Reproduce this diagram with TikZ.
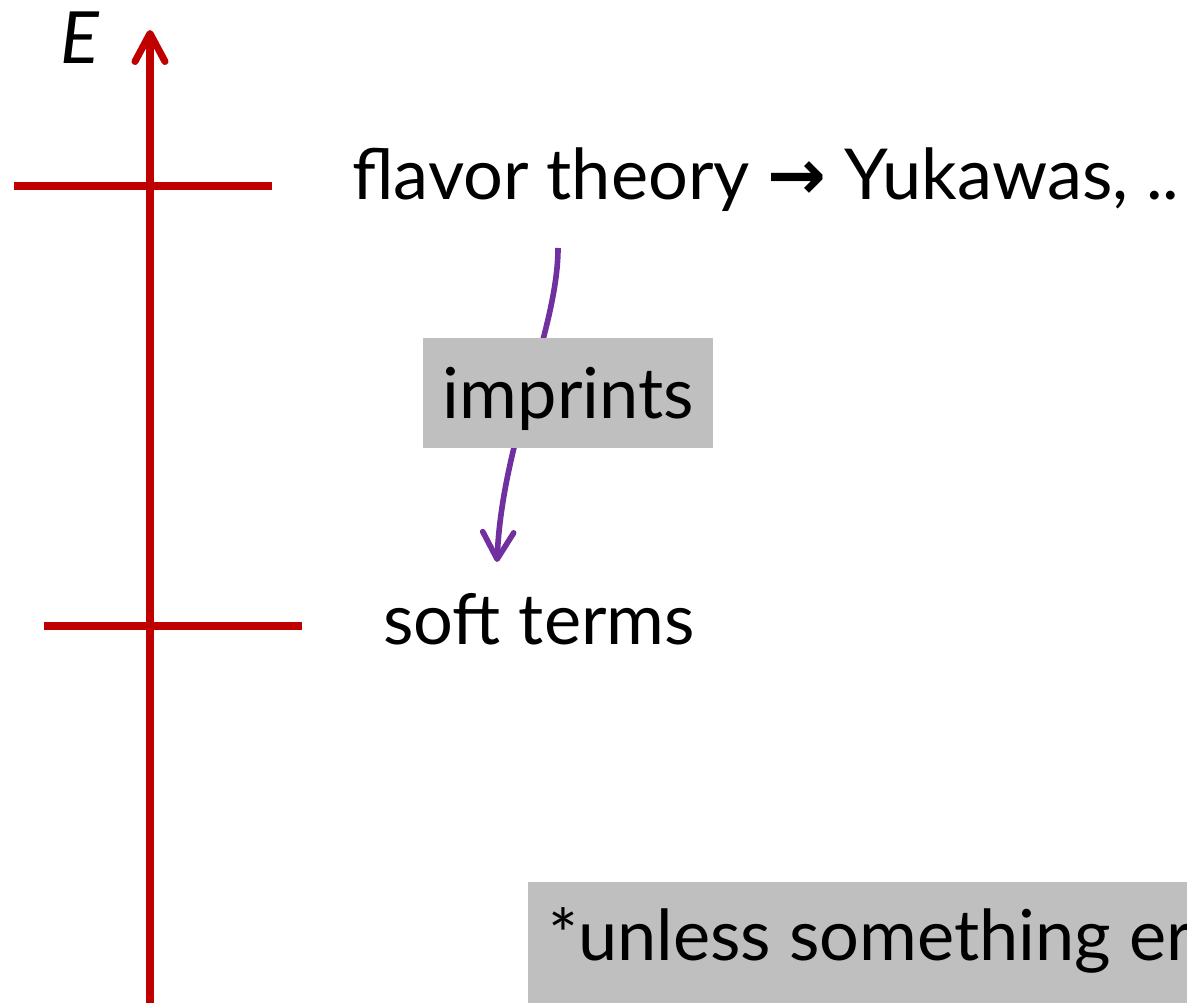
==
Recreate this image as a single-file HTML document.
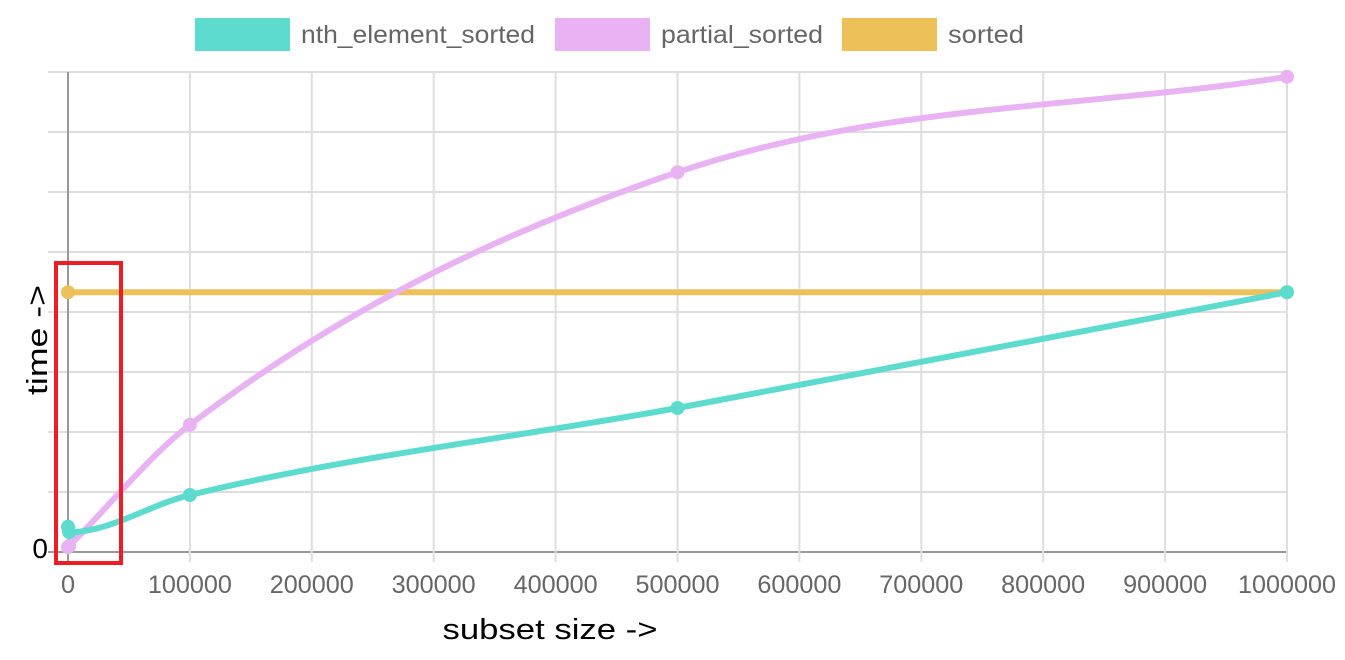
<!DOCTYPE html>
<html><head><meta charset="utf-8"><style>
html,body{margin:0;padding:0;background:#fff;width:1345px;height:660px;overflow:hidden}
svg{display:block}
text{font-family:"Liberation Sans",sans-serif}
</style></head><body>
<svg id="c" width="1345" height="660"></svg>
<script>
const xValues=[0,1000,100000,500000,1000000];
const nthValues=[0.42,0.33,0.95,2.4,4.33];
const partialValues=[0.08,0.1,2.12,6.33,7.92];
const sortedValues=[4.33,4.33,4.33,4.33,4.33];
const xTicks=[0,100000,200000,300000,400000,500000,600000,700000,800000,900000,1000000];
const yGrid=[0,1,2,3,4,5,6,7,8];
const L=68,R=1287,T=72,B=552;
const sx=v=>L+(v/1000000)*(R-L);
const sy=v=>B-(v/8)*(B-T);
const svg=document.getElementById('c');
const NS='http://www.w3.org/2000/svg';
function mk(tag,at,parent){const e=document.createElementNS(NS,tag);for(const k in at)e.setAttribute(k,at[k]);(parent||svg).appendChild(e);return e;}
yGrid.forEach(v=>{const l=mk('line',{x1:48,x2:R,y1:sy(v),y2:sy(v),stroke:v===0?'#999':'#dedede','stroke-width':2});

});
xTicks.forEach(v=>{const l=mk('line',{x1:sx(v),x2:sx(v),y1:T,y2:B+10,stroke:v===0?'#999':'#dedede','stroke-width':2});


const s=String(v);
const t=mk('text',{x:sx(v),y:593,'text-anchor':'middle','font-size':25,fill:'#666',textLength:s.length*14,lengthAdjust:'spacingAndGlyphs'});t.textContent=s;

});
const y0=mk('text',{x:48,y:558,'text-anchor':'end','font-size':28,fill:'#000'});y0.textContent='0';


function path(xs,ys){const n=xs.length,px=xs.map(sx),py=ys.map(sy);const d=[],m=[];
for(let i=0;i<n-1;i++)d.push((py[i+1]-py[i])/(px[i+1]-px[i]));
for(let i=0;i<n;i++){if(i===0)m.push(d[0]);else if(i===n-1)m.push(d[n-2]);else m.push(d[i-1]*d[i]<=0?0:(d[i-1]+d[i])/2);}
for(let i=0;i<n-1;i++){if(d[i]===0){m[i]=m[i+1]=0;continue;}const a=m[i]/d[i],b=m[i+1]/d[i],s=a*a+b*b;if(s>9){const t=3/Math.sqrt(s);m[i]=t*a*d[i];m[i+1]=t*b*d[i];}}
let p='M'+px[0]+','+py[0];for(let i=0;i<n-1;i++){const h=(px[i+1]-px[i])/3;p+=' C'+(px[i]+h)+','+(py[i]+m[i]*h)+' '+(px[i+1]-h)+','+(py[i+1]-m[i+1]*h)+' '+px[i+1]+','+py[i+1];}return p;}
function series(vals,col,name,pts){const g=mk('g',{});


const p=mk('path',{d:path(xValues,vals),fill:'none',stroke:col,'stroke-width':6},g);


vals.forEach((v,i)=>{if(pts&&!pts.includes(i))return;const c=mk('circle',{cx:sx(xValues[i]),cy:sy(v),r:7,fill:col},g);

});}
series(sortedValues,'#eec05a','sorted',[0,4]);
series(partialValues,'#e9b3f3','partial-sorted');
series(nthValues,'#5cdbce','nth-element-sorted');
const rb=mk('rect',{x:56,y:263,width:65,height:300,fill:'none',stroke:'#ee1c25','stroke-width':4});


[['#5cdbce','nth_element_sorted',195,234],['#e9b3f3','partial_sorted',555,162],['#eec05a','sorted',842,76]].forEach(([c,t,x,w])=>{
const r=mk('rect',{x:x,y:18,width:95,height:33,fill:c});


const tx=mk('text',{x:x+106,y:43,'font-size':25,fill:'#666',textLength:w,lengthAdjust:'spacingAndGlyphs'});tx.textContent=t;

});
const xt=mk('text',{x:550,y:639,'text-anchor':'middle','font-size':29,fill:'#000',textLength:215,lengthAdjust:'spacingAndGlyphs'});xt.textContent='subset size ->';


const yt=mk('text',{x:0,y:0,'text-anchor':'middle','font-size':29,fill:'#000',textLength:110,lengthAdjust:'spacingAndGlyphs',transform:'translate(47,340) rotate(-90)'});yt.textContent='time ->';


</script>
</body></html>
---
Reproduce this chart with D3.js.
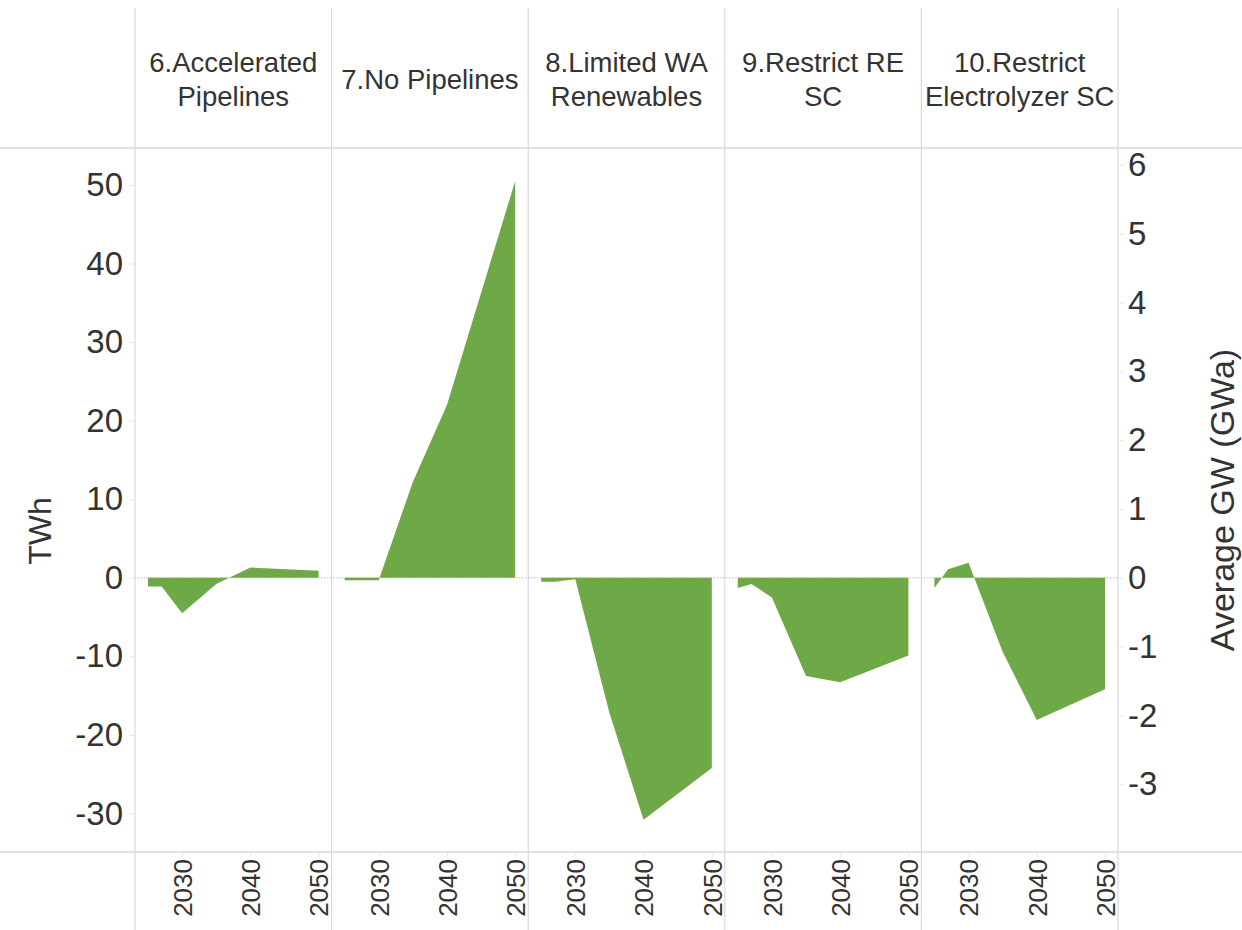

Job:
List all lines above in which the string "with" appears.

Result:
Reproduce this diagram with TikZ.
Reproduce this chart with D3.js.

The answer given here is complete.